Un rapport commandé par le ministre ne concluait pas à une erreur judiciaire
Un rapport commandé par le ministre de la Justice lors de sa demande de révision ministérielle, dans le dossier de Jacques Delisle, ne concluait pas à une erreur judiciaire, a constaté notre Bureau d’enquête.
C’est notamment sur ce rapport, qui était jusqu’ici frappé d’une ordonnance de non-publication, que le ministre de la Justice de l’époque, David Lametti, s’est basé en 2021 pour ordonner que l’ex-juge subisse un nouveau procès.
La demande de révision ministérielle avait été déposée par Jacques Delisle en 2015.
L’ex-juge, qui purgeait depuis 2012 une peine d’emprisonnement à vie sans possibilité de libération conditionnelle avant 25 ans pour le meurtre de son épouse, avait alors épuisé tous ses moyens d’appel.
Se disant victime d’une erreur judiciaire, il s’était adressé au ministre de la Justice dans l’espoir de faire casser le verdict.
NOUVELLES PREUVES SCIENTIFIQUES
Pour soutenir sa demande, la défense affirmait avoir de nouvelles preuves scientifiques. Jacques Delisle, qui n’avait pas dit mot de son procès, avait, pour la toute première fois, livré sa version des faits, en révélant avoir fourni une arme chargée à son épouse dépressive.
Il reconnaissait du même souffle avoir menti aux policiers, à ses proches et même à son avocat sur les réelles circonstances du décès de sa femme, dont il avait toujours affirmé le suicide.
Dans son rapport transmis aux parties en novembre 2017, le Groupe de la révision des condamnations criminelles, à Ottawa, ne mentionne à aucun endroit que Jacques Delisle est victime d’une erreur judiciaire.

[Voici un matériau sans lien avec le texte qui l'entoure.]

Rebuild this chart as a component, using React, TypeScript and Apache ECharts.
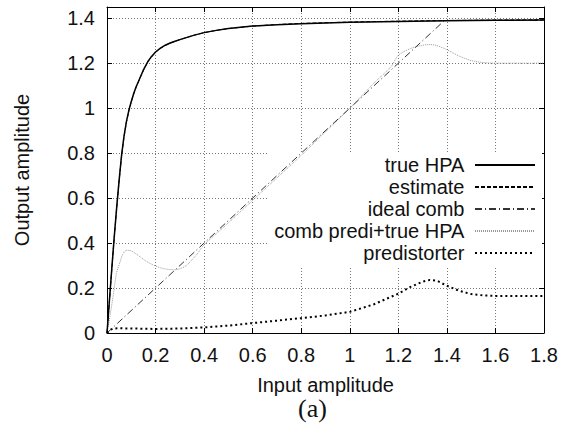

Au contraire, le Groupe se montre dur envers la stratégie de Jacques Delisle, qui a fait le choix de ne pas témoigner lors de son premier procès. Le rapport rappelle que le condamné a menti, que sa crédibilité est mise à mal et qu’il aurait pu livrer sa version des faits bien avant d’en venir à une demande de révision judiciaire. Son témoignage était disponible au moment du procès. Et il ne s’est pas présenté à la barre pour des raisons stratégiques, peut-on lire.
PAS D’ÉLÉMENTS NOUVEAUX
Au surplus, le rapport stipule que les expertises supplémentaires déposées par Jacques Delisle ne constituaient pas, en soi, des éléments nouveaux. Ces derniers étaient déjà existants et disponibles au moment du procès, rapporte-t-il.
Jugeant ce rapport défavorable pour son client, l’avocat de Jacques Delisle de l’époque, Me James Lockyer, avait soumis dans les années suivantes de nouvelles expertises scientifiques à Ottawa, en plus d’un long mémoire de quelque 160 pages.
Le ministre Lametti a finalement ordonné un nouveau procès, en avril 2021, affirmant qu’il était convaincu de la possibilité qu’une erreur judiciaire ait été commise.
Malgré des demandes répétées de la Couronne à cet effet, David Lametti n’a jamais justifié davantage sa décision. Il n’a pas non plus souhaité le faire lorsque joint par notre équipe, mercredi.